EXTRACTED MATERIAL:
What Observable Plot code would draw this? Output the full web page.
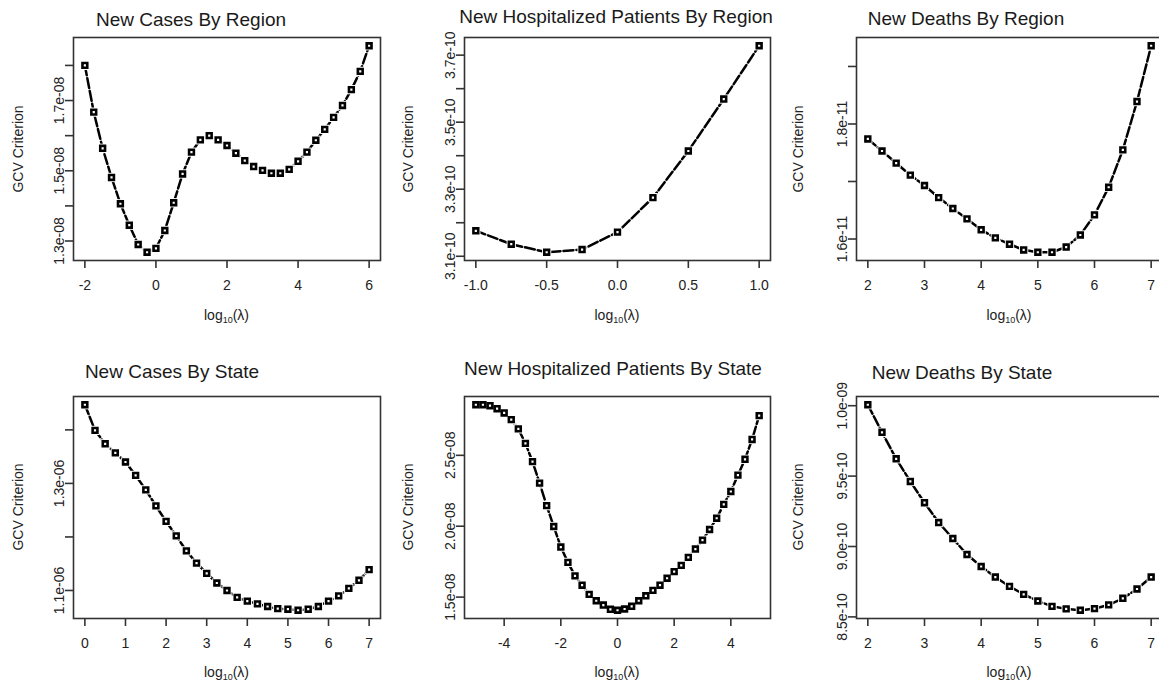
<!DOCTYPE html>
<html><head><meta charset="utf-8">
<script src="https://cdn.jsdelivr.net/npm/d3@7"></script>
<script src="https://cdn.jsdelivr.net/npm/@observablehq/plot@0.6"></script>
<style>
html,body{margin:0;padding:0;background:#fff;}
#wrap{position:relative;width:1159px;height:685px;overflow:hidden;background:#fff;font-family:"Liberation Sans",Arial,sans-serif;color:#222;}
.pnl{position:absolute;}
.pnl svg{max-width:none !important;display:block;}
.ttl{position:absolute;font-size:19px;line-height:19px;white-space:nowrap;transform:translateX(-50%);color:#1a1a1a;}
.xl{position:absolute;font-size:14px;line-height:14px;white-space:nowrap;transform:translateX(-50%);}
.xl sub{font-size:9px;vertical-align:-3px;line-height:0;}
.yl{position:absolute;font-size:14px;line-height:14px;white-space:nowrap;transform:translate(-50%,-50%) rotate(-90deg);}
</style></head><body><div id="wrap"></div>
<script>
// ---- data: log10(lambda) grids and GCV criterion values ----
const casesRegionLambda = [-2,-1.75,-1.5,-1.25,-1,-0.75,-0.5,-0.25,0,0.25,0.5,0.75,1,1.25,1.5,1.75,2,2.25,2.5,2.75,3,3.25,3.5,3.75,4,4.25,4.5,4.75,5,5.25,5.5,5.75,6];
const casesRegionGCV = [1.800e-8,1.667e-8,1.564e-8,1.481e-8,1.406e-8,1.345e-8,1.290e-8,1.268e-8,1.279e-8,1.330e-8,1.409e-8,1.491e-8,1.553e-8,1.588e-8,1.600e-8,1.588e-8,1.572e-8,1.550e-8,1.529e-8,1.512e-8,1.501e-8,1.493e-8,1.493e-8,1.504e-8,1.527e-8,1.553e-8,1.587e-8,1.618e-8,1.652e-8,1.686e-8,1.731e-8,1.783e-8,1.856e-8];

const hospRegionLambda = [-1,-0.75,-0.5,-0.25,0,0.25,0.5,0.75,1];
const hospRegionGCV = [3.176e-10,3.136e-10,3.112e-10,3.120e-10,3.172e-10,3.275e-10,3.414e-10,3.569e-10,3.728e-10];

const deathsRegionLambda = [2,2.25,2.5,2.75,3,3.25,3.5,3.75,4,4.25,4.5,4.75,5,5.25,5.5,5.75,6,6.25,6.5,6.75,7];
const deathsRegionGCV = [1.774e-11,1.753e-11,1.732e-11,1.711e-11,1.693e-11,1.672e-11,1.653e-11,1.635e-11,1.616e-11,1.602e-11,1.591e-11,1.581e-11,1.577e-11,1.577e-11,1.586e-11,1.607e-11,1.642e-11,1.690e-11,1.755e-11,1.839e-11,1.936e-11];

const casesStateLambda = [0,0.25,0.5,0.75,1,1.25,1.5,1.75,2,2.25,2.5,2.75,3,3.25,3.5,3.75,4,4.25,4.5,4.75,5,5.25,5.5,5.75,6,6.25,6.5,6.75,7];
const casesStateGCV = [1.447e-6,1.399e-6,1.374e-6,1.357e-6,1.340e-6,1.315e-6,1.288e-6,1.258e-6,1.229e-6,1.202e-6,1.174e-6,1.151e-6,1.132e-6,1.114e-6,1.100e-6,1.087e-6,1.080e-6,1.075e-6,1.070e-6,1.066e-6,1.065e-6,1.063e-6,1.065e-6,1.070e-6,1.080e-6,1.090e-6,1.104e-6,1.119e-6,1.139e-6];

const hospStateLambda = [-5,-4.75,-4.5,-4.25,-4,-3.75,-3.5,-3.25,-3,-2.75,-2.5,-2.25,-2,-1.75,-1.5,-1.25,-1,-0.75,-0.5,-0.25,0,0.25,0.5,0.75,1,1.25,1.5,1.75,2,2.25,2.5,2.75,3,3.25,3.5,3.75,4,4.25,4.5,4.75,5];
const hospStateGCV = [2.857e-8,2.857e-8,2.850e-8,2.829e-8,2.799e-8,2.752e-8,2.687e-8,2.584e-8,2.456e-8,2.304e-8,2.145e-8,1.998e-8,1.853e-8,1.745e-8,1.650e-8,1.584e-8,1.519e-8,1.474e-8,1.444e-8,1.414e-8,1.407e-8,1.416e-8,1.435e-8,1.474e-8,1.509e-8,1.547e-8,1.584e-8,1.633e-8,1.680e-8,1.724e-8,1.780e-8,1.839e-8,1.902e-8,1.977e-8,2.056e-8,2.154e-8,2.245e-8,2.360e-8,2.472e-8,2.612e-8,2.780e-8];

const deathsStateLambda = [2,2.25,2.5,2.75,3,3.25,3.5,3.75,4,4.25,4.5,4.75,5,5.25,5.5,5.75,6,6.25,6.5,6.75,7];
const deathsStateGCV = [1.0007e-9,9.811e-10,9.623e-10,9.462e-10,9.311e-10,9.170e-10,9.057e-10,8.943e-10,8.858e-10,8.783e-10,8.717e-10,8.660e-10,8.613e-10,8.575e-10,8.557e-10,8.547e-10,8.559e-10,8.585e-10,8.632e-10,8.698e-10,8.783e-10];

// ---- tick values and labels ----
const xTicksCasesRegion = [-2,0,2,4,6], xLabelsCasesRegion = ["-2","0","2","4","6"];
const yTicksCasesRegion = [1.3e-8,1.4e-8,1.5e-8,1.6e-8,1.7e-8,1.8e-8], yLabelsCasesRegion = ["1.3e-08","","1.5e-08","","1.7e-08",""];
const xTicksHospRegion = [-1,-0.5,0,0.5,1], xLabelsHospRegion = ["-1.0","-0.5","0.0","0.5","1.0"];
const yTicksHospRegion = [3.1e-10,3.2e-10,3.3e-10,3.4e-10,3.5e-10,3.6e-10,3.7e-10], yLabelsHospRegion = ["3.1e-10","","3.3e-10","","3.5e-10","","3.7e-10"];
const xTicksDeathsRegion = [2,3,4,5,6,7], xLabelsDeathsRegion = ["2","3","4","5","6","7"];
const yTicksDeathsRegion = [1.6e-11,1.7e-11,1.8e-11,1.9e-11], yLabelsDeathsRegion = ["1.6e-11","","1.8e-11",""];
const xTicksCasesState = [0,1,2,3,4,5,6,7], xLabelsCasesState = ["0","1","2","3","4","5","6","7"];
const yTicksCasesState = [1.1e-6,1.2e-6,1.3e-6,1.4e-6], yLabelsCasesState = ["1.1e-06","","1.3e-06",""];
const xTicksHospState = [-4,-2,0,2,4], xLabelsHospState = ["-4","-2","0","2","4"];
const yTicksHospState = [1.5e-8,2.0e-8,2.5e-8], yLabelsHospState = ["1.5e-08","2.0e-08","2.5e-08"];
const xTicksDeathsState = [2,3,4,5,6,7], xLabelsDeathsState = ["2","3","4","5","6","7"];
const yTicksDeathsState = [8.5e-10,9.0e-10,9.5e-10,1.0e-9], yLabelsDeathsState = ["8.5e-10","9.0e-10","9.5e-10","1.0e-09"];

const titles = ["New Cases By Region","New Hospitalized Patients By Region","New Deaths By Region","New Cases By State","New Hospitalized Patients By State","New Deaths By State"];
const yAxisLabel = "GCV Criterion";

const panels = [
  {title:titles[0], col:0,row:0, tx:191, ty:10, x:casesRegionLambda, y:casesRegionGCV, xt:xTicksCasesRegion, xtl:xLabelsCasesRegion, yt:yTicksCasesRegion, ytl:yLabelsCasesRegion},
  {title:titles[1], col:1,row:0, tx:616, ty:7, x:hospRegionLambda, y:hospRegionGCV, xt:xTicksHospRegion, xtl:xLabelsHospRegion, yt:yTicksHospRegion, ytl:yLabelsHospRegion},
  {title:titles[2], col:2,row:0, tx:966, ty:9, x:deathsRegionLambda, y:deathsRegionGCV, xt:xTicksDeathsRegion, xtl:xLabelsDeathsRegion, yt:yTicksDeathsRegion, ytl:yLabelsDeathsRegion},
  {title:titles[3], col:0,row:1, tx:172, ty:362, x:casesStateLambda, y:casesStateGCV, xt:xTicksCasesState, xtl:xLabelsCasesState, yt:yTicksCasesState, ytl:yLabelsCasesState},
  {title:titles[4], col:1,row:1, tx:613, ty:359, x:hospStateLambda, y:hospStateGCV, xt:xTicksHospState, xtl:xLabelsHospState, yt:yTicksHospState, ytl:yLabelsHospState},
  {title:titles[5], col:2,row:1, tx:962, ty:363, x:deathsStateLambda, y:deathsStateGCV, xt:xTicksDeathsState, xtl:xLabelsDeathsState, yt:yTicksDeathsState, ytl:yLabelsDeathsState}
];

// ---- layout ----
const colBox = [[73,380],[464,770],[856,1162]];
const rowBox = [[37,260],[396,618]];
const ylabX = [18,408,798];
const xlabTop = [308,665];

const wrap = document.getElementById("wrap");
function pad(a){const [lo,hi]=d3.extent(a);const r=hi-lo;return [lo-0.04*r,hi+0.04*r];}

panels.forEach(p=>{
  const [bl,br]=colBox[p.col]; const [bt,bb]=rowBox[p.row];
  const mL=80,mR=12,mT=37,mB=45;
  const w=br-bl+mL+mR, h=bb-bt+mT+mB;
  const data=p.x.map((x,i)=>({x,y:p.y[i]}));
  const xl=new Map(p.xt.map((t,i)=>[t,p.xtl[i]]));
  const yl=new Map(p.yt.map((t,i)=>[t,p.ytl[i]]));
  const svg=Plot.plot({
    width:w,height:h,marginLeft:mL,marginRight:mR,marginTop:mT,marginBottom:mB,
    style:{fontFamily:"Liberation Sans, Arial, sans-serif",fontSize:"14px",background:"transparent",overflow:"visible"},
    x:{domain:pad(p.x)}, y:{domain:pad(p.y)},
    marks:[
      Plot.line(data,{x:"x",y:"y",stroke:"#000",strokeWidth:2.5,strokeDasharray:"10,3"}),
      Plot.dot(data,{x:"x",y:"y",symbol:"square",r:5.2,fill:"#fff",stroke:"none"}),
      Plot.dot(data,{x:"x",y:"y",symbol:"square",r:2.7,fill:"#fff",stroke:"#000",strokeWidth:2.6}),
      Plot.frame({stroke:"#333",strokeWidth:1.6}),
      Plot.axisX(p.xt,{tickSize:8,tickPadding:12,tickFormat:d=>xl.get(d),stroke:"#333",strokeWidth:1.6,fill:"#222",fontSize:14,label:null}),
      Plot.axisY(p.yt,{tickSize:8,tickPadding:2,tickRotate:-90,tickFormat:d=>yl.get(d),stroke:"#333",strokeWidth:1.6,fill:"#222",fontSize:14,label:null})
    ]
  });
  const div=document.createElement("div");
  div.className="pnl";
  div.style.left=(bl-mL)+"px"; div.style.top=(bt-mT)+"px"; div.style.width=w+"px"; div.style.height=h+"px";
  div.appendChild(svg);
  wrap.appendChild(div);

  const t=document.createElement("div");
  t.className="ttl"; t.textContent=p.title;
  t.style.left=p.tx+"px"; t.style.top=p.ty+"px";
  wrap.appendChild(t);

  const xlab=document.createElement("div");
  xlab.className="xl";
  xlab.innerHTML="log<sub>10</sub>(λ)";
  xlab.style.left=((bl+br)/2)+"px"; xlab.style.top=xlabTop[p.row]+"px";
  wrap.appendChild(xlab);

  const ylab=document.createElement("div");
  ylab.className="yl"; ylab.textContent=yAxisLabel;
  ylab.style.left=ylabX[p.col]+"px"; ylab.style.top=((bt+bb)/2)+"px";
  wrap.appendChild(ylab);
});
</script></body></html>
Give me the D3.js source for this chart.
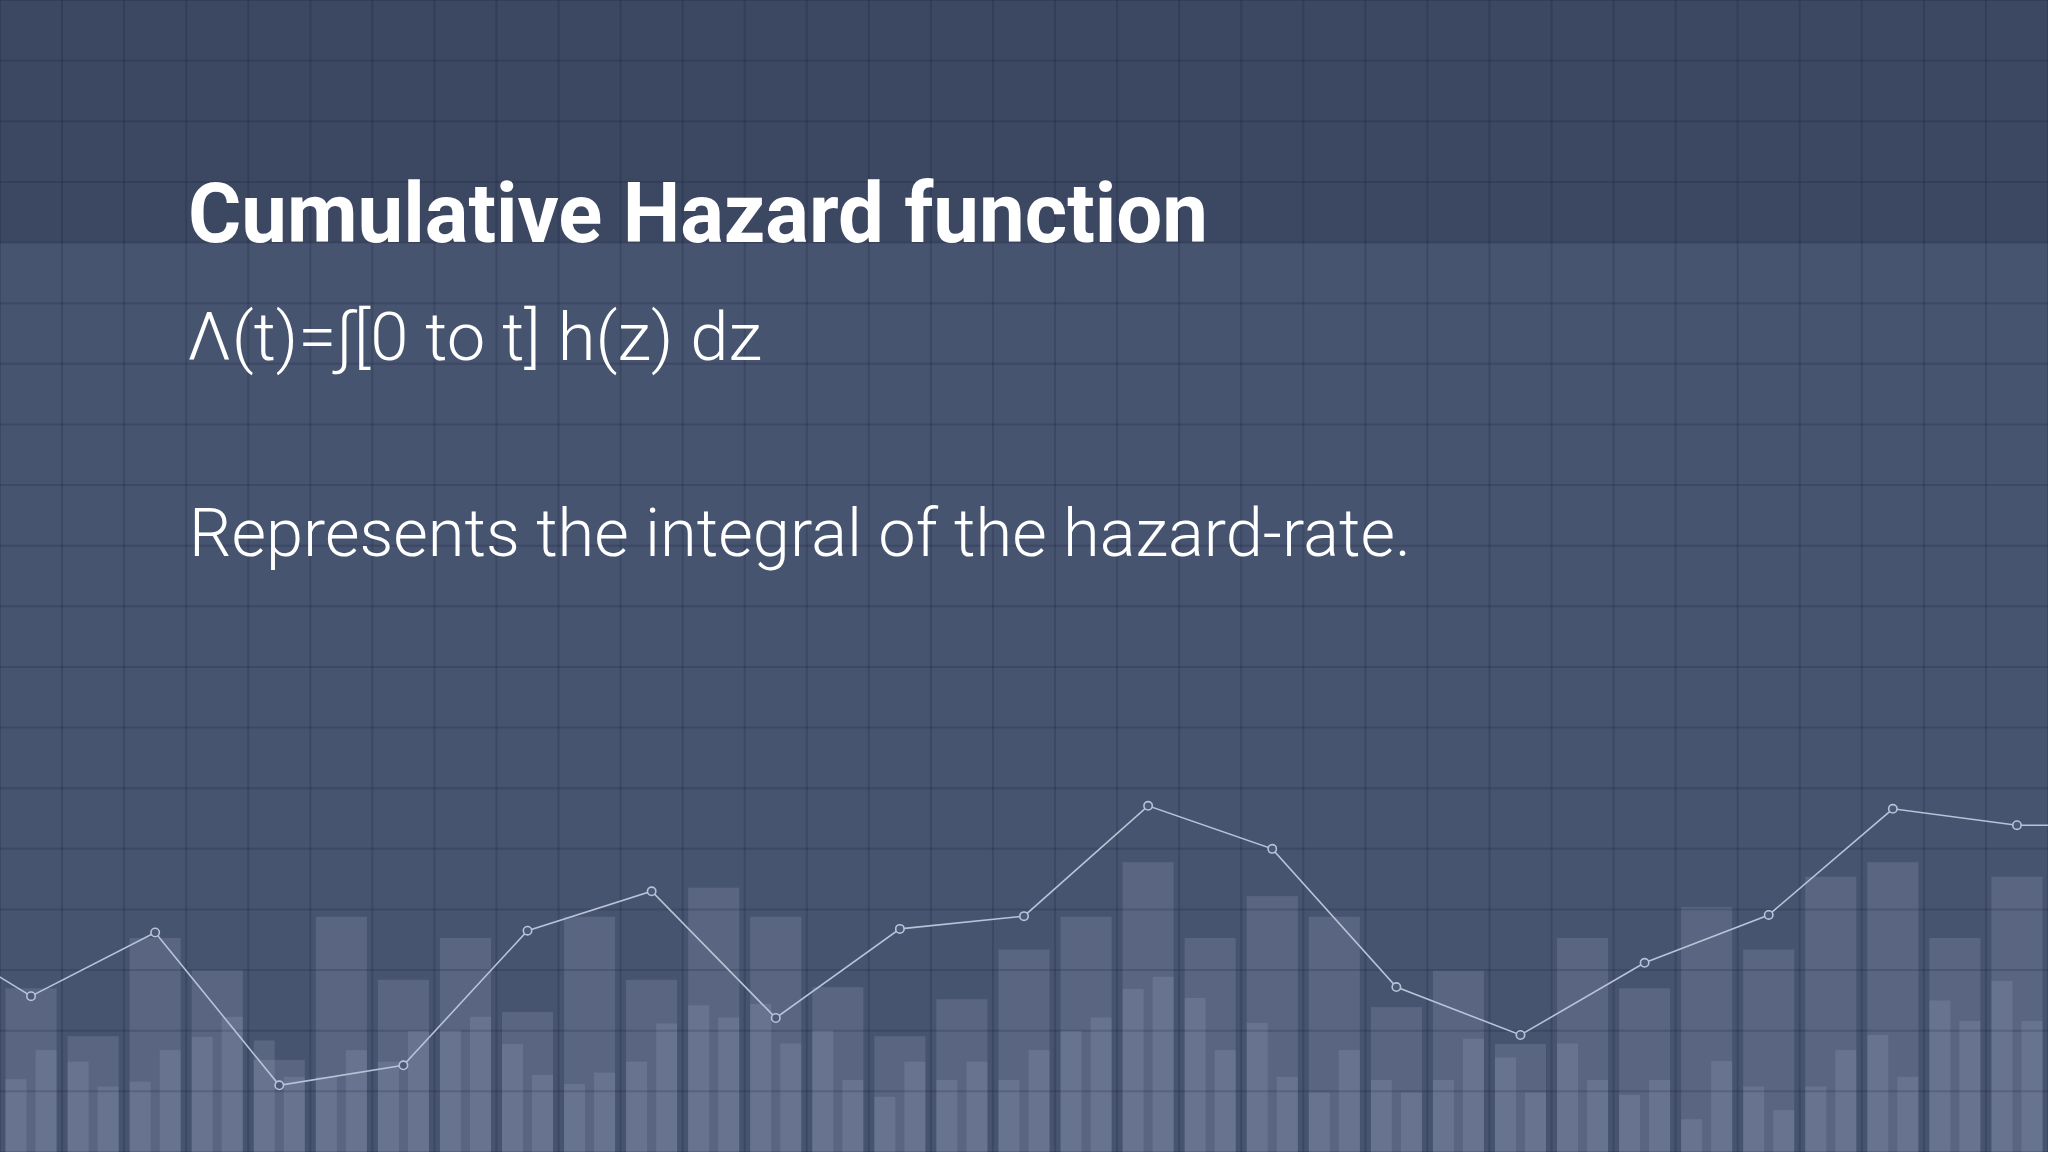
<!DOCTYPE html>
<html>
<head>
<meta charset="utf-8">
<script src="https://cdn.jsdelivr.net/npm/d3@7"></script>
<style>
  html, body { margin: 0; padding: 0; background: #47546f; overflow: hidden; }
</style>
</head>
<body>
<div id="chart"></div>
<script>
// Texts
const title = "Cumulative Hazard function";
const formula = "Λ(t)=∫[0 to t] h(z) dz";
const caption = "Represents the integral of the hazard-rate.";

// Background chart data (one grid row = 10 units)
const cells = d3.range(33);
const wideBars = [27.0, 19.1, 35.3, 30.0, 15.2, 38.8, 28.4, 35.3, 23.1, 38.8, 28.4, 43.6, 38.8, 27.2, 19.1, 25.2, 33.4,
                  38.8, 47.8, 35.3, 42.2, 38.8, 23.9, 29.9, 17.8, 35.3, 27.0, 40.4, 33.4, 45.4, 47.8, 35.3, 45.4];
const leftBars = [12.0, 14.9, 11.6, 19.0, 18.4, 12.4, 14.9, 20.1, 17.8, 11.2, 14.9, 24.2, 24.4, 20.1, 9.1, 11.9, 11.9,
                  20.0, 26.9, 25.4, 21.3, 9.8, 11.9, 11.9, 15.6, 17.9, 9.4, 5.4, 10.8, 10.8, 19.3, 25.0, 28.2];
const rightBars = [16.8, 10.8, 16.8, 22.3, 12.4, 16.8, 20.0, 22.3, 12.7, 13.1, 21.2, 22.2, 17.9, 11.9, 14.9, 14.9, 16.8,
                   22.2, 28.9, 16.8, 12.4, 16.8, 9.8, 18.7, 9.8, 11.9, 11.9, 15.0, 6.9, 16.8, 12.4, 21.6, 21.6];
const lineCells = [-2, 0, 2, 4, 6, 8, 10, 12, 14, 16, 18, 20, 22, 24, 26, 28, 30, 32, 34];
const lineValues = [38.3, 25.7, 36.2, 11.0, 14.3, 36.5, 43.0, 22.1, 36.8, 38.9, 57.1, 50.0, 27.2, 19.3, 31.2, 39.1, 56.6, 53.9, 53.9];
const rows = 19;
const bandRows = 4;

// Dimensions
const width = 2048;
const height = 1152;

// Scales
const x = d3.scaleBand(cells, [0, width]).paddingInner(0.177).paddingOuter(0.0886);
const xSub = d3.scaleBand(["left", "right"], [0, x.bandwidth()]).paddingInner(0.3);
const xc = d3.scaleLinear([0, 32], [x(0) + x.bandwidth() / 2, x(32) + x.bandwidth() / 2]);
const y = d3.scaleLinear([0, rows * 10], [height, 0]);

const svg = d3.create("svg")
    .attr("viewBox", [0, 0, width, height])
    .attr("width", width)
    .attr("height", height)
    .style("display", "block");

// Background and top band
svg.append("rect")
    .attr("width", width)
    .attr("height", height)
    .attr("fill", "#47546f");

svg.append("rect")
    .attr("width", width)
    .attr("height", y((rows - bandRows) * 10))
    .attr("fill", "#3c4762");

// Wide bars
svg.append("g")
    .attr("fill", "#b4c0dc")
    .attr("fill-opacity", 0.17)
    .selectAll("rect")
    .data(cells)
    .join("rect")
      .attr("x", i => x(i))
      .attr("y", i => y(wideBars[i]))
      .attr("width", x.bandwidth())
      .attr("height", i => y(0) - y(wideBars[i]));

// Narrow bars
const narrow = cells.flatMap(i => [
  {cell: i, side: "left", value: leftBars[i]},
  {cell: i, side: "right", value: rightBars[i]}
]);

svg.append("g")
    .attr("fill", "#b4c0dc")
    .attr("fill-opacity", 0.165)
    .selectAll("rect")
    .data(narrow)
    .join("rect")
      .attr("x", d => x(d.cell) + xSub(d.side))
      .attr("y", d => y(d.value))
      .attr("width", xSub.bandwidth())
      .attr("height", d => y(0) - y(d.value));

// Grid
const grid = svg.append("g")
    .attr("stroke", "rgb(12,20,40)")
    .attr("stroke-opacity", 0.17)
    .attr("stroke-width", 2);

grid.selectAll(".v")
    .data(d3.range(cells.length + 1))
    .join("line")
      .attr("class", "v")
      .attr("x1", i => i * x.step())
      .attr("x2", i => i * x.step())
      .attr("y1", 0)
      .attr("y2", height);

grid.selectAll(".h")
    .data(d3.range(rows + 1))
    .join("line")
      .attr("class", "h")
      .attr("x1", 0)
      .attr("x2", width)
      .attr("y1", k => y(k * 10))
      .attr("y2", k => y(k * 10));

// Line with markers
const points = lineCells.map((c, i) => [c, lineValues[i]]);

const line = d3.line()
    .x(([c]) => xc(c))
    .y(([, v]) => y(v));

svg.append("path")
    .datum(points)
    .attr("fill", "none")
    .attr("stroke", "#b9c3d7")
    .attr("stroke-width", 1.6)
    .attr("d", line);

svg.append("g")
    .attr("fill", "#4b5876")
    .attr("stroke", "#b9c3d7")
    .attr("stroke-width", 1.6)
    .selectAll("circle")
    .data(points)
    .join("circle")
      .attr("cx", ([c]) => xc(c))
      .attr("cy", ([, v]) => y(v))
      .attr("r", 4.2);

// Texts
svg.append("text")
    .attr("x", 188)
    .attr("y", 242)
    .attr("fill", "#ffffff")
    .attr("font-family", "Roboto, 'Open Sans', sans-serif")
    .attr("font-weight", 700)
    .attr("font-size", 84)
    .attr("textLength", 1020)
    .attr("lengthAdjust", "spacingAndGlyphs")
    .text(title);

svg.append("text")
    .attr("x", 187)
    .attr("y", 360)
    .attr("fill", "#ffffff")
    .attr("font-family", "Roboto, 'DejaVu Sans', sans-serif")
    .attr("font-weight", 300)
    .attr("font-size", 67)
    .attr("textLength", 575)
    .attr("lengthAdjust", "spacingAndGlyphs")
    .text(formula);

svg.append("text")
    .attr("x", 189)
    .attr("y", 556)
    .attr("fill", "#ffffff")
    .attr("font-family", "Roboto, 'Open Sans', sans-serif")
    .attr("font-weight", 300)
    .attr("font-size", 66)
    .attr("textLength", 1222)
    .attr("lengthAdjust", "spacingAndGlyphs")
    .text(caption);

document.getElementById("chart").appendChild(svg.node());
</script>
</body>
</html>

WHAT TO PRODUCE:
Report how many lines of the records above contain the word "this", and give only that number.

THE OUTPUT:
2